The only significant change I made to this recipe was adding some freshly ground pepper to the filling to give it a bit more bite. Otherwise I made everything as-is.

Rolling the dough was a bit tricky. In the end, I went to my fabric stash and found some muslin, which I cut into a rectangle and attached to my giant butcher's block cutting board with duct tape. I then liberally floured the muslin and rolled the dough out on that. The dough tried to stick to my rolling pin, but if you keep some flour on hand you should be fine. They do make cloth sleeves for rolling pins (my mom has one) for rolling out sticker dough, but alas I do not have one. Hey, work with what you've got, right?

My chief warning is: Do Not Overfill Your Ravioli! I did, and it made it a pain in the arse to seal them up. Fortunately, none of them exploded while boiling, but I thought they would.

Now, I served them with a Garlic Pumpkin Cream Sauce that I sort of made up as I went along. The sauce itself was decent, but was a bad combination with the ravioli for two reasons: first, the sauce was too rich and overpowered the flavour of the ravioli itself; and second, the sauce was a yellowish-orange colour, which clashed horribly with the reddish-orange of the pasta. Read: it did not look pretty, and in case you hadn't noticed from the photos, I like my food to be pretty.
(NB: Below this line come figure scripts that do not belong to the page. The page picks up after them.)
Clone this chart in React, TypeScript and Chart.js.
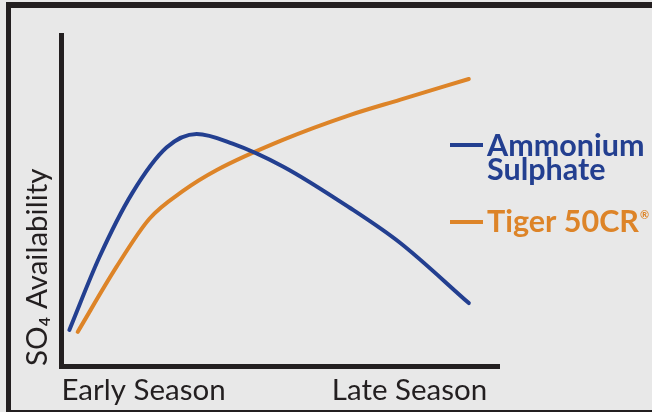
import React, { useEffect, useRef } from "react";
import { Chart, registerables } from "chart.js";

Chart.register(...registerables);

// ---- data ----
const xTickValues = [0, 97.3];
const xTickLabels = ["Early Season", "Late Season"];
const yAxisTitle = "SO₄ Availability";

const ammoniumX = [1.8, 8.7, 16.2, 24.0, 30.9, 39.1, 50.6, 65.9, 77.3, 93.1];
const ammoniumY = [10.9, 33.0, 52.3, 66.0, 70.1, 67.2, 60.3, 47.8, 37.3, 19.0];

const tigerX = [3.7, 12.6, 20.1, 27.7, 35.5, 50.6, 65.9, 77.3, 93.1];
const tigerY = [10.3, 30.0, 44.5, 52.8, 59.2, 68.3, 75.8, 80.4, 86.7];

const legendLines = [["Ammonium", "Sulphate"], ["Tiger 50CR"]];
const legendMarks = ["", "®"];

// ---- style ----
const BLUE = "#233f90";
const ORANGE = "#dd8428";
const INK = "#231f20";
const BG = "#e8e8e8";

const framePlugin = {
  id: "frameAndLegend",
  beforeDraw(chart: any) {
    const ctx = chart.ctx;
    ctx.save();
    ctx.fillStyle = BG;
    ctx.fillRect(0, 0, chart.width, chart.height);
    ctx.restore();
  },
  afterDraw(chart: any) {
    const ctx = chart.ctx;
    ctx.save();
    // frame
    ctx.fillStyle = INK;
    ctx.fillRect(6, 2, chart.width - 6, 6);
    ctx.fillRect(6, 2, 5, chart.height - 2);
    ctx.fillRect(6, chart.height - 2, chart.width - 6, 2);

    // legend
    const rows = [
      { base: 156, lineY: 145, color: chart.data.datasets[0].borderColor },
      { base: 232, lineY: 222, color: chart.data.datasets[1].borderColor },
    ];
    rows.forEach((r, i) => {
      ctx.fillStyle = r.color;
      ctx.fillRect(450, r.lineY - 2, 33, 4);
      ctx.font = "bold 30.5px Lato";
      ctx.textBaseline = "alphabetic";
      ctx.textAlign = "left";
      const lines = legendLines[i];
      lines.forEach((t, j) => {
        ctx.fillText(t, 487, r.base + j * 24);
      });
      if (legendMarks[i]) {
        const w = ctx.measureText(lines[lines.length - 1]).width;
        ctx.font = "bold 11px Lato";
        ctx.fillText(legendMarks[i], 487 + w + 1, r.base - 13);
      }
    });
    ctx.restore();
  },
};

export default function App() {
  const ref = useRef<HTMLCanvasElement | null>(null);

  useEffect(() => {
    document.body.style.margin = "0";
    const canvas = ref.current;
    if (!canvas) return;
    const chart = new Chart(canvas, {
      type: "line",
      data: {
        datasets: [
          {
            label: "Ammonium Sulphate",
            data: ammoniumX.map((x, i) => ({ x, y: ammoniumY[i] })),
            borderColor: BLUE,
            borderWidth: 4,
            pointRadius: 0,
            cubicInterpolationMode: "monotone",
            fill: false,
            borderCapStyle: "round",
          },
          {
            label: "Tiger 50CR",
            data: tigerX.map((x, i) => ({ x, y: tigerY[i] })),
            borderColor: ORANGE,
            borderWidth: 4,
            pointRadius: 0,
            cubicInterpolationMode: "monotone",
            fill: false,
            borderCapStyle: "round",
          },
        ],
      },
      options: {
        responsive: false,
        animation: false,
        layout: { padding: { top: 35, right: 153, left: 0, bottom: 0 } },
        plugins: {
          legend: { display: false },
          tooltip: { enabled: false },
        },
        scales: {
          x: {
            type: "linear",
            min: 0,
            max: 100,
            afterFit(s: any) {
              s.height = 46;
            },
            afterBuildTicks(s: any) {
              s.ticks = xTickValues.map((v) => ({ value: v }));
            },
            ticks: {
              align: "inner",
              autoSkip: false,
              maxRotation: 0,
              padding: 7,
              color: INK,
              font: { family: "Lato", size: 29.5 },
              callback: (_v: any, i: number) => xTickLabels[i],
            },
            grid: { display: false, drawTicks: false },
            border: { display: true, width: 5, color: INK },
          },
          y: {
            min: 0,
            max: 100,
            afterFit(s: any) {
              s.width = 61.5;
            },
            ticks: { display: false },
            grid: { display: false, drawTicks: false },
            border: { display: true, width: 5, color: INK },
            title: {
              display: true,
              text: yAxisTitle,
              align: "start",
              color: INK,
              font: { family: "Lato", size: 29.5 },
              padding: { top: 20, bottom: 0 },
            },
          },
        },
      } as any,
      plugins: [framePlugin],
    });
    return () => chart.destroy();
  }, []);

  return (
    <div style={{ width: 652, height: 412 }}>
      <canvas ref={ref} width={652} height={412} style={{ display: "block", width: 652, height: 412 }} />
    </div>
  );
}
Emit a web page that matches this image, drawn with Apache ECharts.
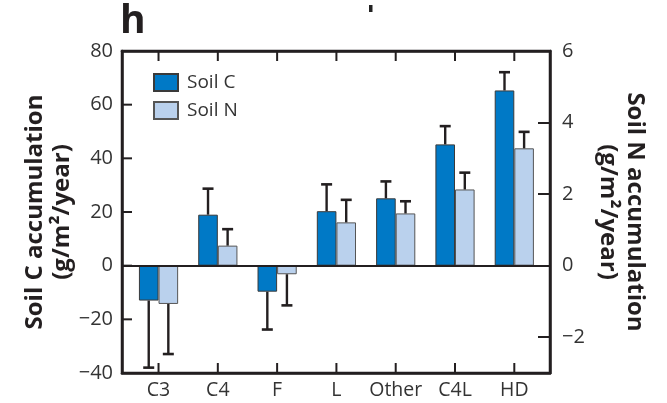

That being said, I would recommend serving these simply with butter or oil and salt. Save the rich sauces for a simpler pasta.


And there you have it! Notes from Froggy's Kitchen! Tonight I will be making a chicken using this, which is super-easy and makes a fabulous bird!

Photos will be forthcoming, I am sure.

2 comments:

Anonymous said...

The study's conclusions: People react to pictures.

Eleni Zoe said...

Thank you, thank you. It is incredibly difficult to find bagels in Greece. Now you've inspired me to make my own.

That and the roasted sweet potatoes.